Die erste Technik ist das Clustern. Es handelt sich um eine Methode, die in den 70er Jahren von Gabriele L. Rico entwickelt wurde. Ähnlich wie beim Brainstorming oder Mindmapping geht es darum, seine Gedanken und Assoziationen frei fließen zu lassen. Man schreibt in die Mitte eines Blattes ein Wort oder Thema, über das man schreiben möchte. Dieses Wort kreist man dann ein und rundherum schreibt man alles, was einem dazu einfällt. Diese Wörter kreist man wiederum ein und verbindet sie durch Linien mit dem Ausgangswort. Für die neuen Wörter fallen einem dann vielleicht wieder Assoziationen ein, mit denen man genauso verfährt. Auf keinen Fall sollte man sich dabei unter Druck setzen, sondern ganz entspannt bleiben.

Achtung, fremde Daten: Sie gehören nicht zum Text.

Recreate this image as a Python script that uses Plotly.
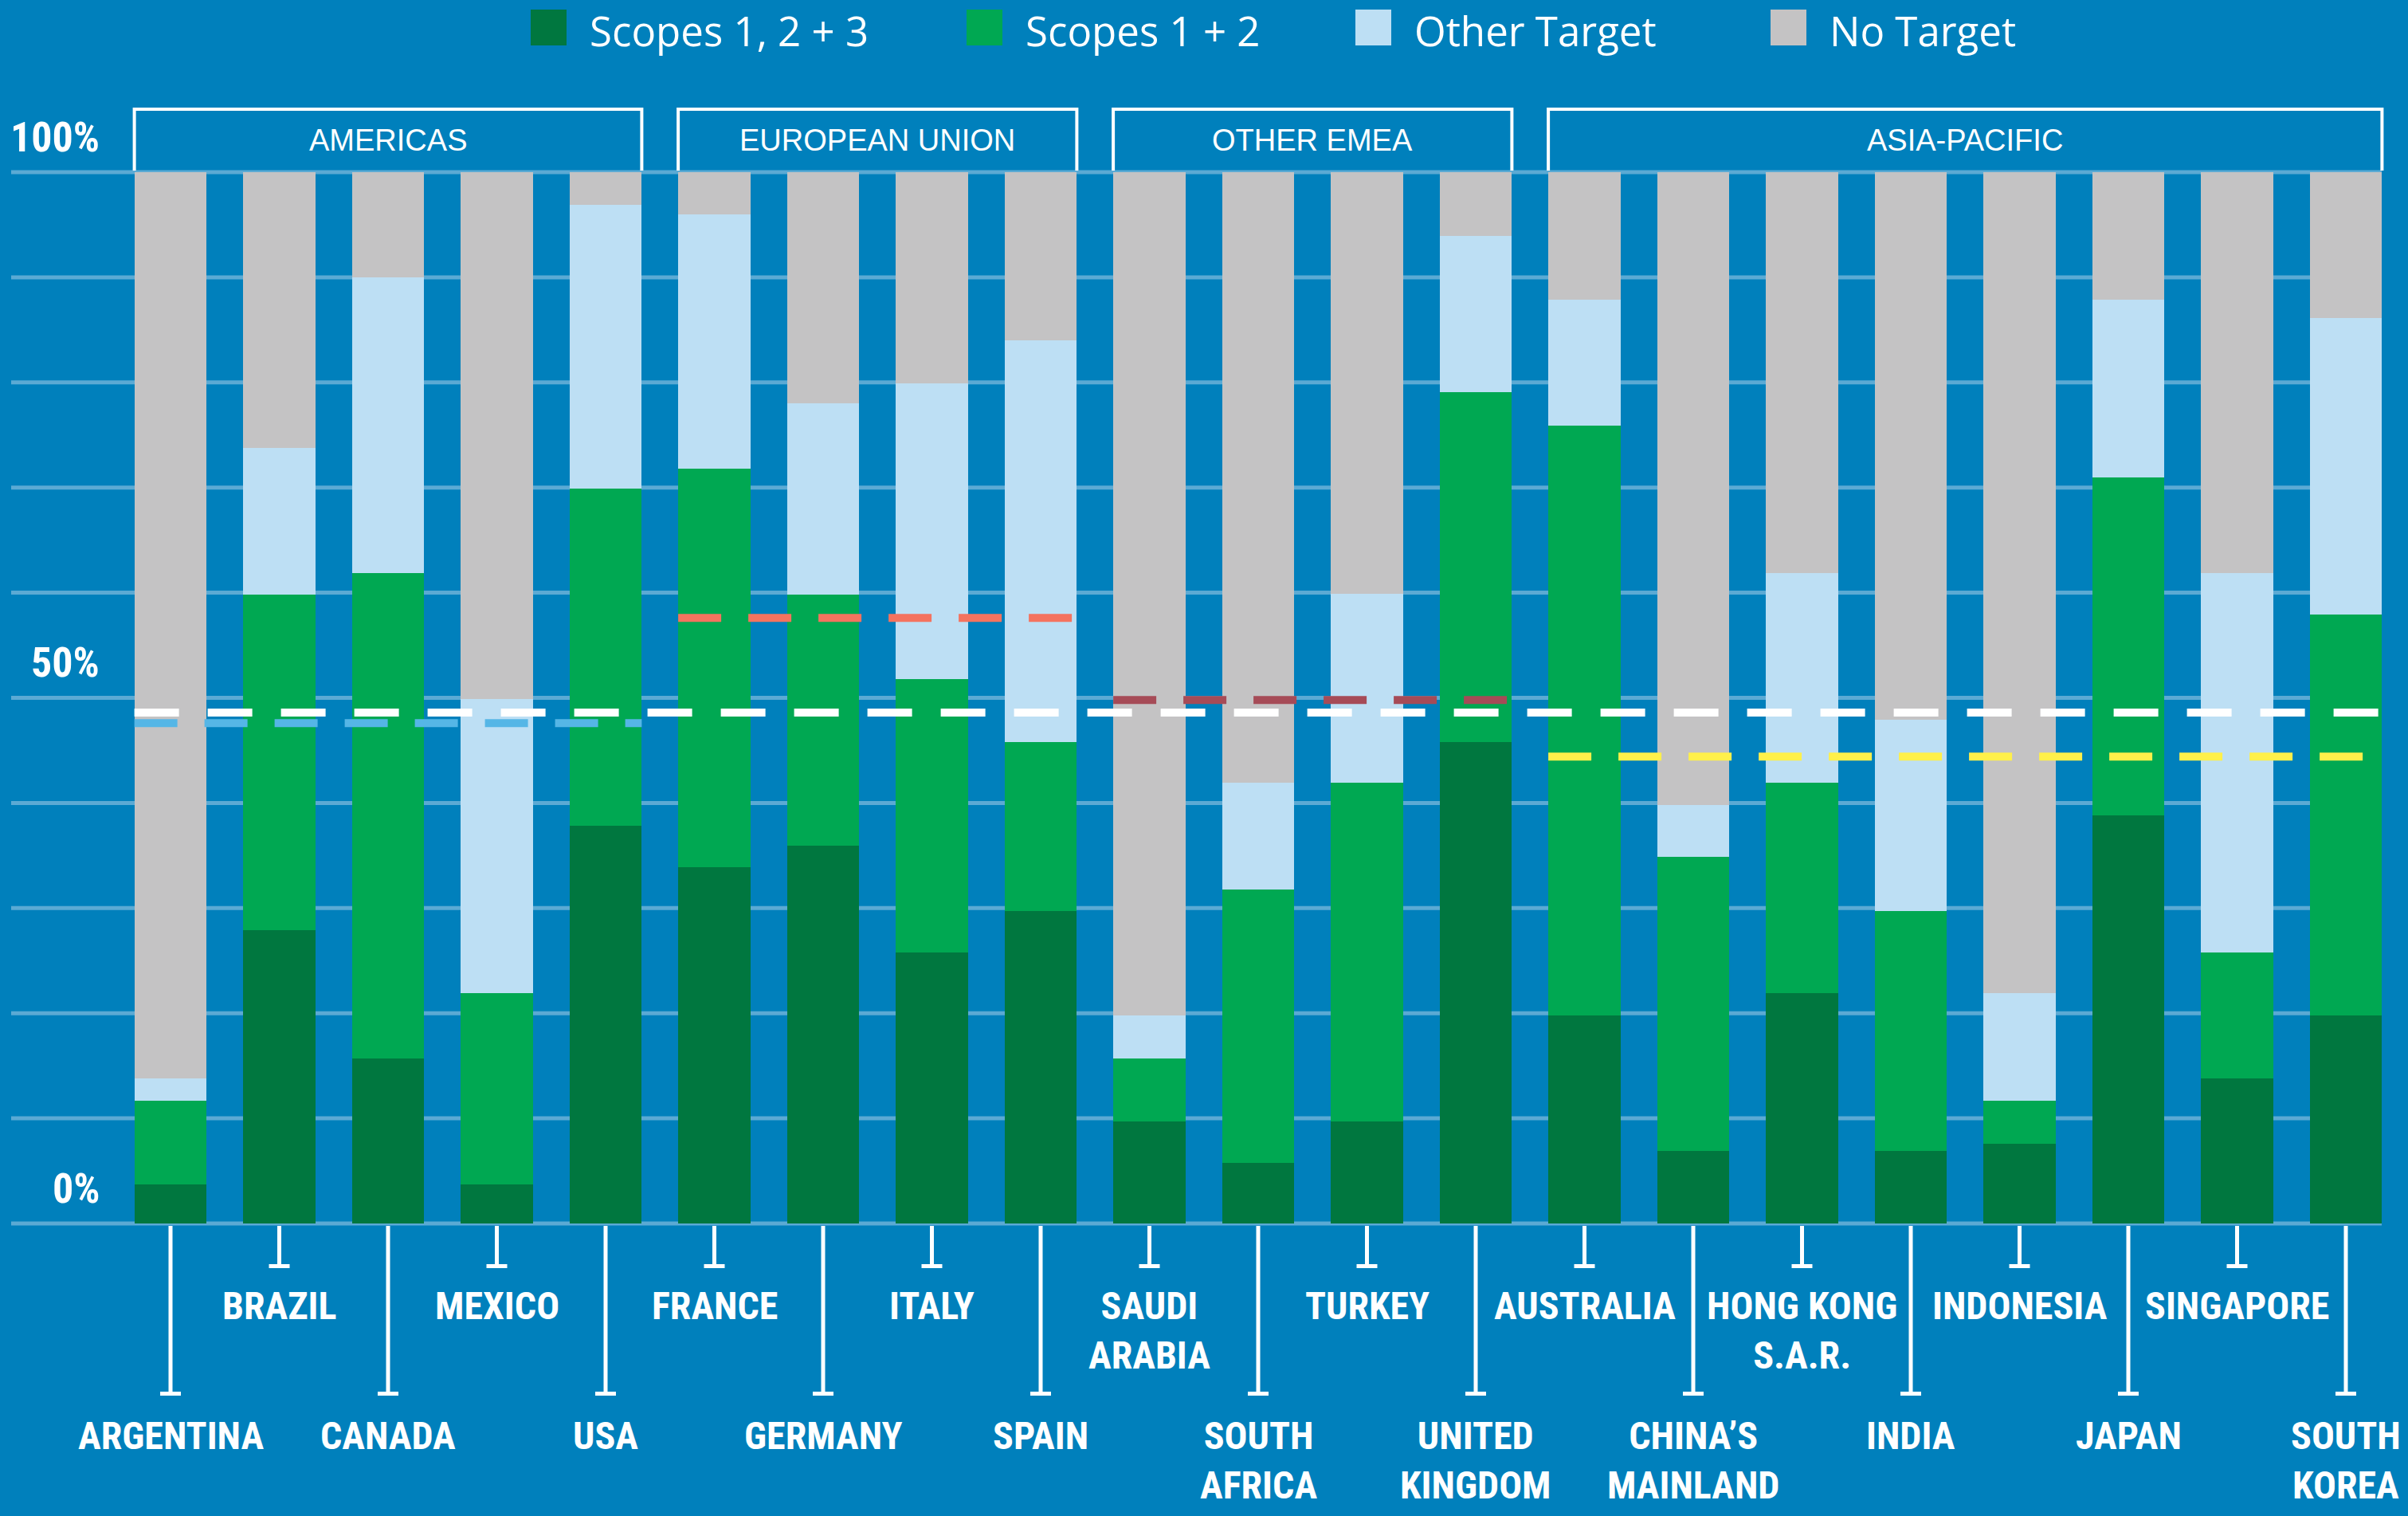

Wer sich näher mit dieser Methode auseinandersetzen möchte, sollte in Gabriele L. Ricos Buch “Garantiert schreiben lernen. Sprachliche Kreativität methodisch entwickeln” reinschauen.
Die zweite Methode habe ich erst kürzlich entdeckt und bin absolut begeistert von ihr. Es handelt sich um eine Kreativtechnik, mithilfe der man in kurzer Zeit jede Menge brauchbare und vor allem zusammenhängende Ideen erzeugt.
In seinem Buch “Kreativ mit der Matrix” erläutert Richard Norden genau wie diese Technik, die “Assoziative Ideen-Matrix” funktioniert.
Man benötigt dazu nichts weiter als Karteikarten und einen Stift. Auf die Karteikarten schreibt man dann Begriffe (Ideen, Schlagwörter zum Roman) und anschließend werden die Karten ausgelegt und nach einem bestimmten Schema miteinander kombiniert. Auf diese Weise kombiniert man auch Ideen miteinander, die man sonst nie in Zusammenhang gebracht hätte.
Ich kann die AIM-Methode und das Buch “Kreativ mit der Matrix” von Richard Norden uneingeschränkt weiterempfehlen.
Nach diesen beiden ersten Schritten hat man eine vielschichtige glaubhafte Hauptfigur und jede Menge Ideen für eine komplexe Handlung, und damit ein solides Fundament für seinen Roman geschaffen, auf das man nun aufbauen kann.